TEXO Compfelt looms: Built to scale, built to last
The demand for Compfelt weaving looms comes from the suppliers of paper machine clothing (PMC) to paper mills, who in turn operate colossal machines for paper manufacturing.
Currently, there is a surge in demand for the company’s Compfelt weaving looms for press felt base fabrics, according to TEXO AB, a member of TMAS (the Textile Machinery Association of Sweden).
“These are far from standard machines. Off-the-shelf industrial weaving machines generally range in their working widths from 1.9 to 3.2 metres, with those purpose-built for technical applications such as geotextiles extending to wider widths of six metres and beyond. Meanwhile, one of the machines we have recently successfully delivered and commissioned has a working width of 23 metres and is not even the widest of the many such machines the company has engineered and delivered worldwide since its formation,” explained Anders Svensson, President, TEXO.
A second recently-delivered line has a more modest working width – in relative terms – of 13 metres.
The demand for such machines comes from the suppliers of paper machine clothing (PMC) to paper mills, who in turn operate colossal machines for paper manufacturing.
The largest paper making machine is currently believed to be located on Hainan Island off the southern coast of China and is 428 metres long – roughly the length of four football pitches.
Naturally, such machines require equally large-scale components, which is where TEXO comes in.
All paper machines require a regular supply of PMC fabrics which are employed in three separate areas of the paper machine – the forming section, the press section and the drying section.
TEXO Compfelt weaving machines are specifically employed for the production of endless (tubular) woven base fabrics for the press section of paper machines, where water is mechanically removed from the newly formed sheet of fibres. In the simplest press, the sheet is carried by the PMC fabric between two rolls, where water is squeezed out by the application of load and pressure. This can also be assisted by the use of vacuum and heat. The PMC fabrics here need to be replaced regularly, with a maximum lifespan of six months.

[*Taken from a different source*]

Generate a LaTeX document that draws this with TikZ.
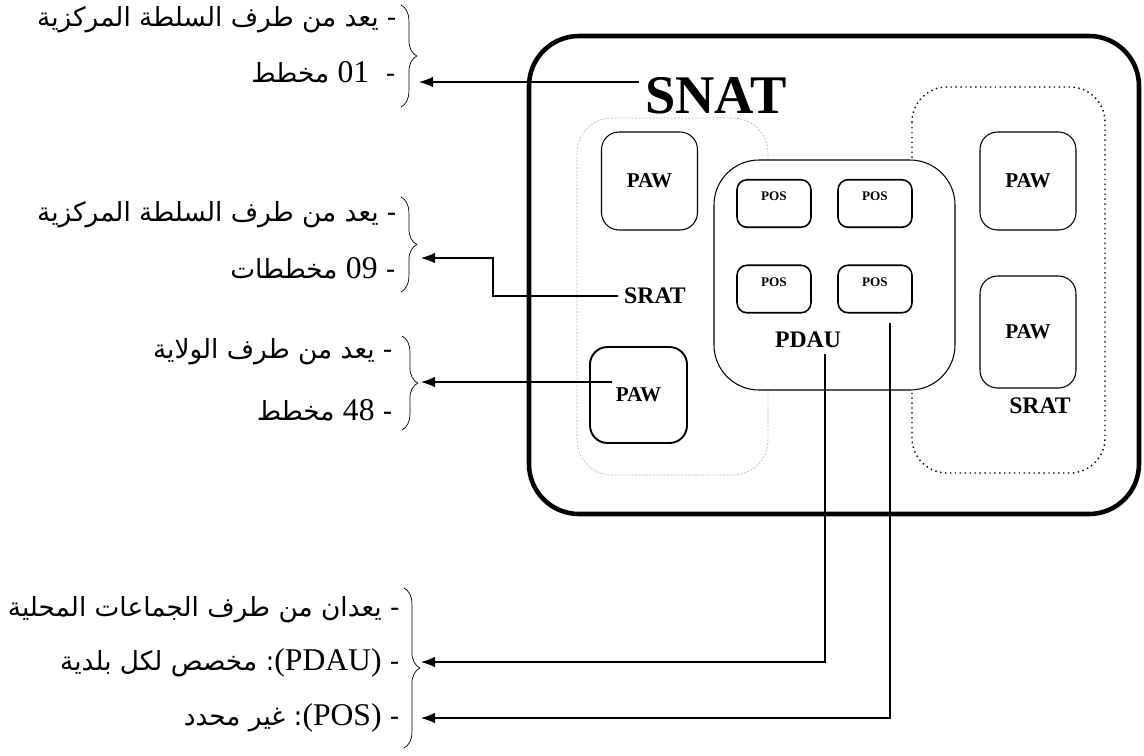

Press felts have become increasingly sophisticated over the years, consisting of complex woven base structures which are subsequently combined with nonwovens via needle-punching on equally huge machines. The woven base fabrics are primarily made from polyamide for its strength and hygroscopic and elastic properties.
“An endless woven fabric produced on the 23-metre-wide machine we have just delivered makes endless fabric belts of 46 metres,” Svensson explained. The machine can be adjusted step-wise to create smaller belts as required, which also increases the production speed and product quality. These looms operate at between 30 to 55 picks per minute with shuttles that are almost a metre long. They have a maximum warp tension of 1,500 kilograms per metre and a maximum beat-up tension of 3,000 kilograms per metre.
“A major refinement of the machine has been the ability to equip it with up to 24 dobby harness frames to meet the demand for sophisticated structures from the PMC manufacturers. Although the PMC business represents a small proportion of the total cost of manufacturing paper, it can have a significant impact on the quality of the paper, the efficiency of a machine and machine production rates,” said Svensson.
Another significant development has been that of a self-supporting base pre-filled with concrete, which has eliminated the need to dig out foundations in a plant to support the machine.
“This makes the machine very solid and stable and allows it to be relocated if that is ever required, but it does give it an overall weight of around 120 tons,” Svensson said.
TEXO’s looms are built to last, but technology moves forward, and the company is also currently very active in the retrofitting of existing machines built as far back as the 1970s.
“The mechanical engineering of the 1970s, 80s and 90s was perhaps a little too good,” said Svensson. “The machines out in the market are rigid and strong and we are still supporting many of them with mechanical spare parts. They can, however, also be equipped with the latest technology for automation. With new controls, drives and motors they can perform as well as the latest machines.”
TEXO has also just integrated its offices and production centre at its base in Älmhult, Sweden, to create a unified 5,000 square metre site.
“This is a big step forward for efficiency and cooperation between our engineers and production workforce and is already resulting in enhanced team work and savings for us,” Svensson said in conclusion. “The new office is built with an open Scandinavian design and has all of the latest technologies required for a sustainable and environmentally-friendly work place, including a solar panelled roof. We are expecting a busy year.”
“TEXO is a company that is now benefiting from both the increased e-commerce trend and the move towards sustainable packaging solutions, as well as with its traditional and well-proven technology foundations,” added Therese Premler-Andersson, Secretary General, TMAS. “Paper is replacing plastic in many areas, and we see new as well as retrofit investments in many places. The ability to upgrade textile machinery to the latest technology using controls and drives is something I expect to see a lot more of. Swedish machinery has a proven history of quality, lasting for many years, so this is a winning concept when looking for cost-efficient and sustainable solutions in many different end-use sectors.”